[Correction: This article was updated on Feb. 27 to correct the total revenue figure.]
JCPenney (NYSE:JCP) earnings for the retail company’s fourth quarter of 2019 have JCP stock falling on Thursday. This is despite its adjusted earnings per share (EPS) of 13 cents beating out Wall Street’s estimate of adjusted loss per share of of -6 cents. Also, its revenue of $3.49 billion was above estimates of $3.44 billion.
Here’s what else is worth noting from the most recent JCPenney earnings report.
- Adjusted EPS is down 27.78% from 18 cents in the fourth quarter of 2018.
- Revenue for the quarter comes in 7.9% lower than the $3.67 billion from the same time last year.

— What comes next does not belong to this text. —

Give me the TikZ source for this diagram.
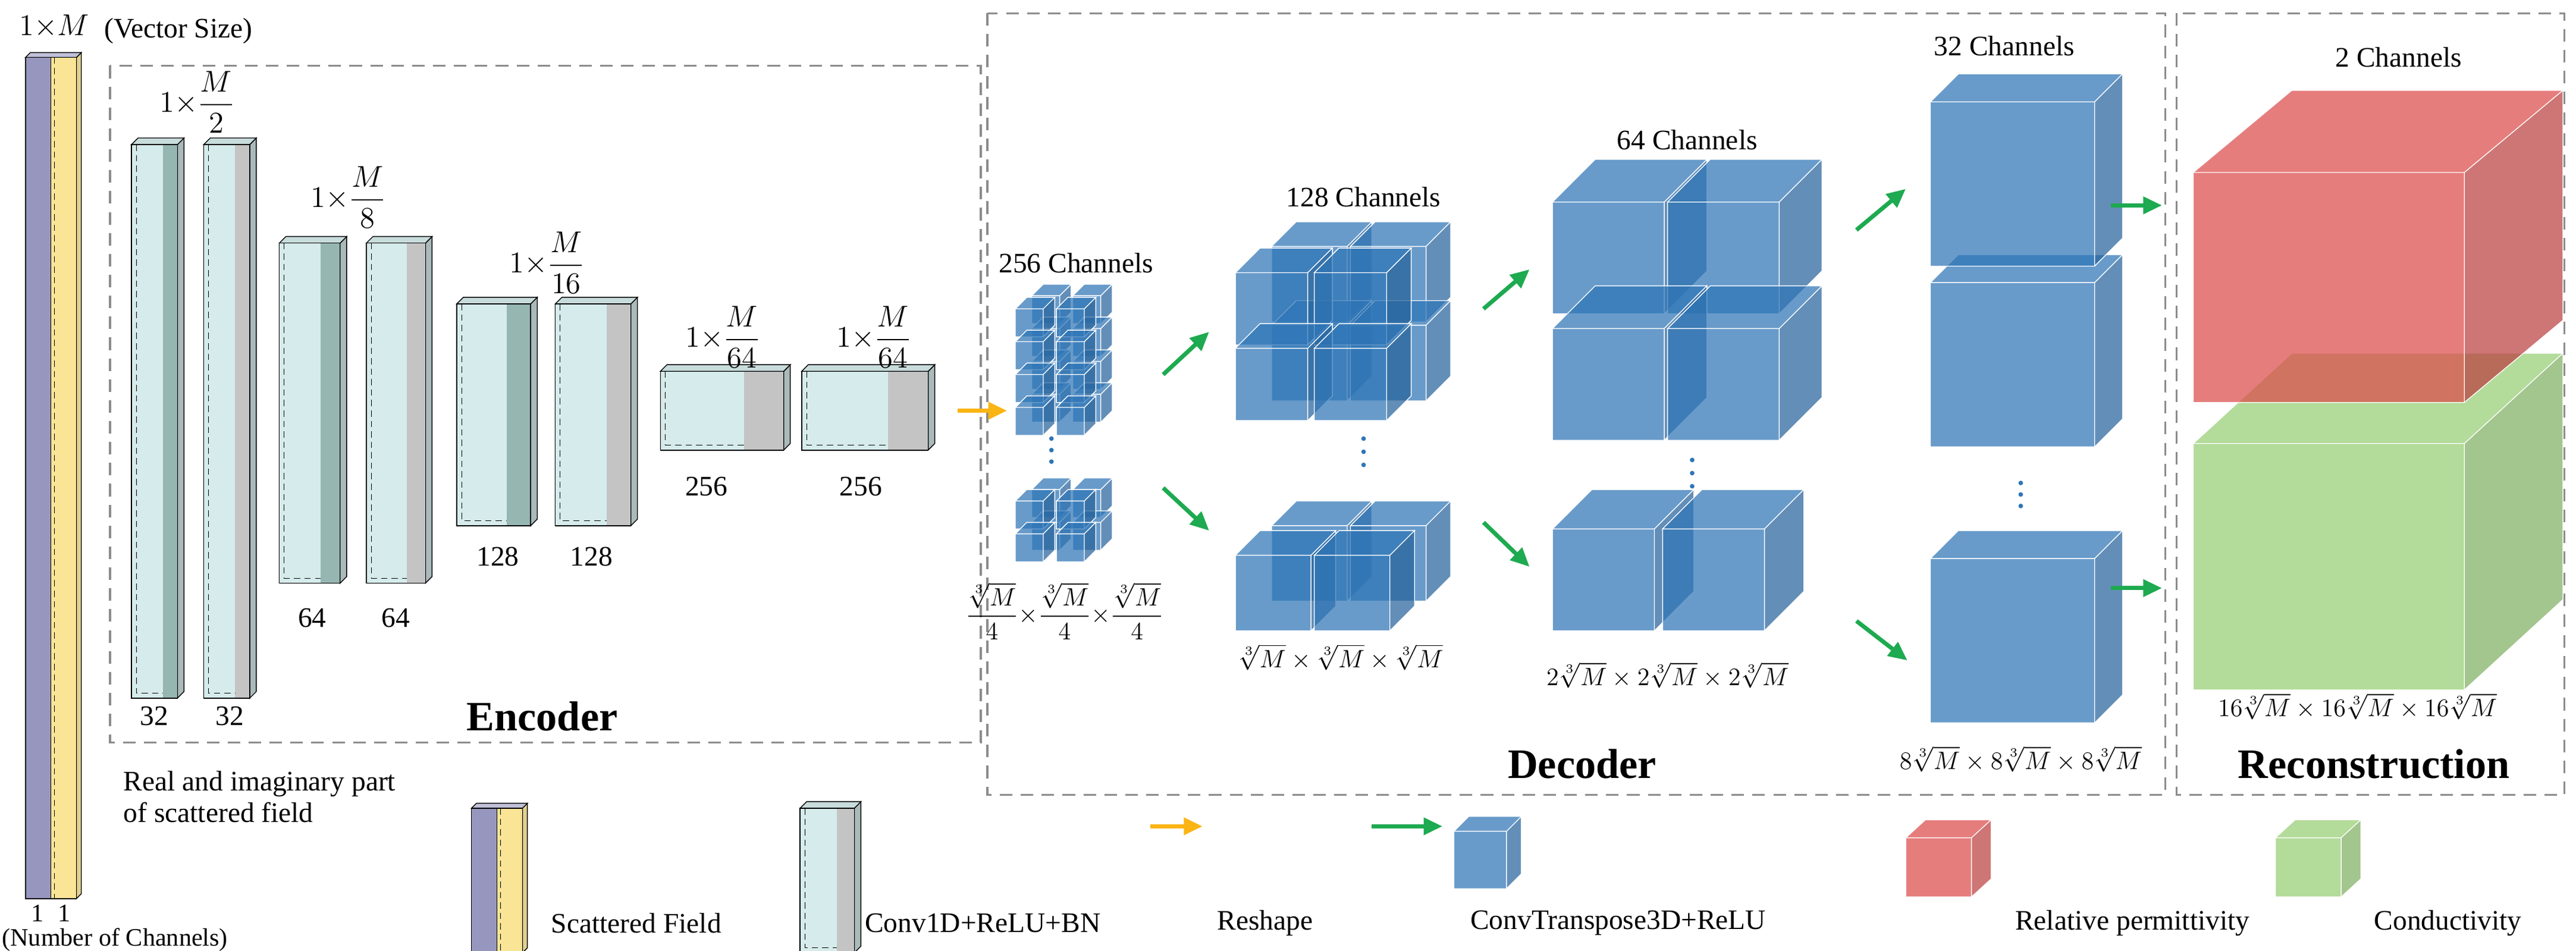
\documentclass[tikz,border=0pt]{standalone}
\usepackage{amsmath}
\usepackage{fontspec}
\setmainfont{Liberation Serif}
\usetikzlibrary{arrows.meta}
\definecolor{cyanf}{RGB}{214,236,236}
\definecolor{tealstrip}{RGB}{150,182,178}
\definecolor{greystrip}{RGB}{196,196,196}
\definecolor{sidegrey}{RGB}{170,185,185}
\definecolor{purp}{RGB}{150,150,190}
\definecolor{yell}{RGB}{250,228,150}
\definecolor{cblue}{RGB}{46,117,182}
\definecolor{cred}{RGB}{220,75,75}
\definecolor{cgreen}{RGB}{150,205,115}
\definecolor{aorange}{RGB}{250,180,20}
\definecolor{agreen}{RGB}{30,170,80}
\tikzset{
  txt/.style={font=\fontsize{13.5}{15}\selectfont, inner sep=1pt, align=center},
  mth/.style={font=\fontsize{12}{14}\selectfont, inner sep=1pt},
  ttl/.style={font=\fontsize{20}{23}\selectfont\bfseries, inner sep=1pt},
  region/.style={draw=gray!90, dashed, dash pattern=on 6pt off 4pt, line width=0.9pt},
  garrow/.style={agreen, line width=2pt, -{Triangle[length=9pt,width=8pt]}},
  yarrow/.style={aorange, line width=2pt, -{Triangle[length=9pt,width=8pt]}},
}
% bar: x, y(top), width, height, strip colour
\newcommand\encbar[5]{%
  \draw[fill=sidegrey] (#1+#3,#2)--++(4,-4)--++(0,#4)--++(-4,4)--cycle;
  \draw[fill=cyanf!85!gray] (#1,#2)--++(4,-4)--++(#3,0)--++(-4,4)--cycle;
  \fill[cyanf] (#1,#2) rectangle ++(#3,#4);
  \fill[#5] (#1+0.68*#3,#2) rectangle ++(0.32*#3,#4);
  \draw[densely dashed, line width=0.3pt] (#1+3,#2)--++(0,#4-3)--++(0.68*#3-3,0);
  \draw (#1,#2) rectangle ++(#3,#4);
}
% two-colour input bar: x, y, width(each), height
\newcommand\fieldbar[4]{%
  \draw[fill=yell!80!gray] (#1+2*#3,#2)--++(3,-3)--++(0,#4)--++(-3,3)--cycle;
  \draw[fill=purp!60] (#1,#2)--++(3,-3)--++(2*#3,0)--++(-3,3)--cycle;
  \draw[fill=purp] (#1,#2) rectangle ++(#3,#4);
  \draw[fill=yell] (#1+#3,#2) rectangle ++(#3,#4);
  \draw[densely dashed, line width=0.3pt] (#1+#3+2,#2)--++(0,#4);
}
% box: x, y(front top-left), w, h, dx, dy, colour
\newcommand\boxat[7]{%
  \fill[#7, fill opacity=.72] (#1,#2)--++(#5,#6)--++(#3,0)--++(-#5,-#6)--cycle;
  \fill[#7!85!black, fill opacity=.72] (#1+#3,#2)--++(#5,#6)--++(0,#4)--++(-#5,-#6)--cycle;
  \fill[#7, fill opacity=.72] (#1,#2) rectangle ++(#3,#4);
  \draw[white, line width=0.4pt] (#1,#2)--++(#5,#6)--++(#3,0)--++(-#5,-#6)--cycle
     (#1+#3,#2)--++(#5,#6)--++(0,#4)--++(-#5,-#6) (#1,#2) rectangle ++(#3,#4);
}
\newcommand\cubeat[4]{\boxat{#1}{#2}{#3}{#3}{#4}{-#4}{cblue}}
\begin{document}
\begin{tikzpicture}[x=0.02762cm, y=-0.02762cm]
\useasboundingbox (0,0) rectangle (1568,578.6);

% regions
\draw[region] (67,40) rectangle (597,452);
\draw[region] (601,8) rectangle (1318,484);
\draw[region] (1325,8) rectangle (1561,484);
\node[ttl] (enc) at (330,436) {Encoder};
\node[ttl] (dec) at (963,465) {Decoder};
\node[ttl] (rec) at (1445,465) {Reconstruction};

% input field
\fieldbar{15.5}{35}{15.5}{512}
\node[txt] (vs) at (33,16) {$1{\times}M$};
\node[txt, anchor=west] (vsz) at (62,19) {(Vector Size)};
\node[mth] (c1) at (23,556) {1};
\node[mth] (c2) at (39,556) {1};
\node[mth, anchor=west, inner sep=0pt] (nc) at (1,572) {(Number of Channels)};
\node[txt, align=left] (ri) at (158,485) {Real and imaginary part\\of scattered field};

% encoder bars
\encbar{80}{88}{28}{337}{tealstrip}
\encbar{124}{88}{28}{337}{greystrip}
\encbar{170}{148}{37}{207}{tealstrip}
\encbar{223}{148}{36}{207}{greystrip}
\encbar{278}{185}{45}{135}{tealstrip}
\encbar{338}{185}{46}{135}{greystrip}
\encbar{402}{226}{75}{48}{greystrip}
\encbar{488}{226}{77}{48}{greystrip}
\node[txt] (l2) at (120,62) {$1{\times}\dfrac{M}{2}$};
\node[txt] (l8) at (212,120) {$1{\times}\dfrac{M}{8}$};
\node[txt] (l16) at (333,160) {$1{\times}\dfrac{M}{16}$};
\node[txt] (l64a) at (440,205) {$1{\times}\dfrac{M}{64}$};
\node[txt] (l64b) at (532,205) {$1{\times}\dfrac{M}{64}$};
\node[txt] (n1) at (94,436) {32};
\node[txt] (n2) at (140,436) {32};
\node[txt] (n3) at (190,376) {64};
\node[txt] (n4) at (241,376) {64};
\node[txt] (n5) at (303,339) {128};
\node[txt] (n6) at (360,339) {128};
\node[txt] (n7) at (430,296) {256};
\node[txt] (n8) at (524,296) {256};

% 256 channels
\node[txt] (h256) at (655,160) {256 Channels};
\foreach \r in {180,200,220,240} \foreach \c in {628,653} {\cubeat{\c}{\r}{17}{7}}
\foreach \r in {188,208,228,248} \foreach \c in {618,643} {\cubeat{\c}{\r}{17}{7}}
\foreach \r in {298,318} \foreach \c in {628,653} {\cubeat{\c}{\r}{17}{7}}
\foreach \r in {305,325} \foreach \c in {618,643} {\cubeat{\c}{\r}{17}{7}}
\foreach \y in {267,274,281} \fill[cblue] (640,\y) circle (1.4);
\node[mth] (s256) at (648,372) {$\dfrac{\sqrt[3]{M}}{4}{\times}\dfrac{\sqrt[3]{M}}{4}{\times}\dfrac{\sqrt[3]{M}}{4}$};

% 128 channels
\node[txt] (h128) at (830,120) {128 Channels};
\foreach \r in {150,198} \foreach \c in {774,822} {\cubeat{\c}{\r}{46}{15}}
\foreach \r in {166,212} \foreach \c in {752,800} {\cubeat{\c}{\r}{44}{15}}
\foreach \c in {774,822} {\cubeat{\c}{320}{46}{15}}
\foreach \c in {752,800} {\cubeat{\c}{338}{46}{15}}
\foreach \y in {267,275,283} \fill[cblue] (830,\y) circle (1.4);
\node[mth] (s128) at (816,400) {$\sqrt[3]{M}\times\sqrt[3]{M}\times\sqrt[3]{M}$};

% 64 channels
\node[txt] (h64) at (1027,85) {64 Channels};
\foreach \r in {123,200} \foreach \c in {945,1015} {\cubeat{\c}{\r}{68}{26}}
\foreach \c in {945,1012} {\cubeat{\c}{322}{62}{24}}
\foreach \y in {280,288,296} \fill[cblue] (1030,\y) circle (1.4);
\node[mth] (s64) at (1015,411) {$2\sqrt[3]{M}\times2\sqrt[3]{M}\times2\sqrt[3]{M}$};

% 32 channels
\node[txt] (h32) at (1220,28) {32 Channels};
\cubeat{1175}{172}{100}{17}
\cubeat{1175}{62}{100}{17}
\cubeat{1175}{340}{100}{17}
\foreach \y in {294,301,308} \fill[cblue] (1230,\y) circle (1.4);
\node[mth] (s32) at (1230,462) {$8\sqrt[3]{M}\times8\sqrt[3]{M}\times8\sqrt[3]{M}$};

% reconstruction
\node[txt] (h2) at (1460,35) {2 Channels};
\boxat{1335}{270}{165}{150}{60}{-55}{cgreen}
\boxat{1335}{105}{165}{140}{60}{-50}{cred}
\node[mth] (s2) at (1435,430) {$16\sqrt[3]{M}\times16\sqrt[3]{M}\times16\sqrt[3]{M}$};

% arrows
\coordinate (ya1) at (583,250); \coordinate (ya2) at (613,250);
\draw[yarrow] (ya1) -- (ya2);
\coordinate (g1a) at (708,228); \coordinate (g1b) at (736,202);
\coordinate (g2a) at (708,297); \coordinate (g2b) at (736,323);
\coordinate (g3a) at (903,188); \coordinate (g3b) at (931,164);
\coordinate (g4a) at (903,318); \coordinate (g4b) at (931,345);
\coordinate (g5a) at (1130,140); \coordinate (g5b) at (1160,115);
\coordinate (g6a) at (1130,378); \coordinate (g6b) at (1161,402);
\coordinate (g7a) at (1285,125); \coordinate (g7b) at (1316,125);
\coordinate (g8a) at (1285,358); \coordinate (g8b) at (1316,358);
\foreach \a in {1,...,8} \draw[garrow] (g\a a) -- (g\a b);

% legend
\fieldbar{287}{492}{15.5}{88}
\node[txt, anchor=west] (lsf) at (334,562) {Scattered Field};
\encbar{487}{492}{33}{88}{greystrip}
\node[txt, anchor=west] (lcv) at (525,562) {Conv1D+ReLU+BN};
\coordinate (ly1) at (700,503); \coordinate (ly2) at (732,503);
\draw[yarrow] (ly1) -- (ly2);
\node[txt] (lrs) at (770,562) {Reshape};
\coordinate (lg1) at (835,503); \coordinate (lg2) at (878,503);
\draw[garrow] (lg1) -- (lg2);
\boxat{885}{506}{32}{35}{9}{-9}{cblue}
\node[txt] (lct) at (985,562) {ConvTranspose3D+ReLU};
\boxat{1160}{510}{40}{36}{12}{-11}{cred}
\node[txt] (lrp) at (1298,562) {Relative permittivity};
\boxat{1385}{510}{40}{36}{12}{-11}{cgreen}
\node[txt] (lcd) at (1490,562) {Conductivity};
\end{tikzpicture}
\end{document}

- Operating income of $102 million is a 19.69% decline year-over-year from $127 million.
- Net income coming in at $27 million is a 64% drop from $75 million during the same period of the year prior.
- The JC Penney earnings report also notes that the company plans to close down six stores in fiscal 2020.
Jill Soltau, CEO of JCPenney, said this about the JCP stock earnings:
“We knew it would take time to restore discipline and return growth to JCPenney. As we move into Fiscal 2020, we remain focused on the key tenets of retail as we continue rebuilding the Company and implementing our Plan for Renewal.”
The JCPenney earnings report also contains its 2020 outlook, and it isn’t doing JCP stock any favors. That’s due to it expecting comparable store sales for the year to drop between 3.5% to 4.5%.
JCP stock was down 5.97% as of Thursday afternoon.
As of this writing, William White did not hold a position in any of the aforementioned securities.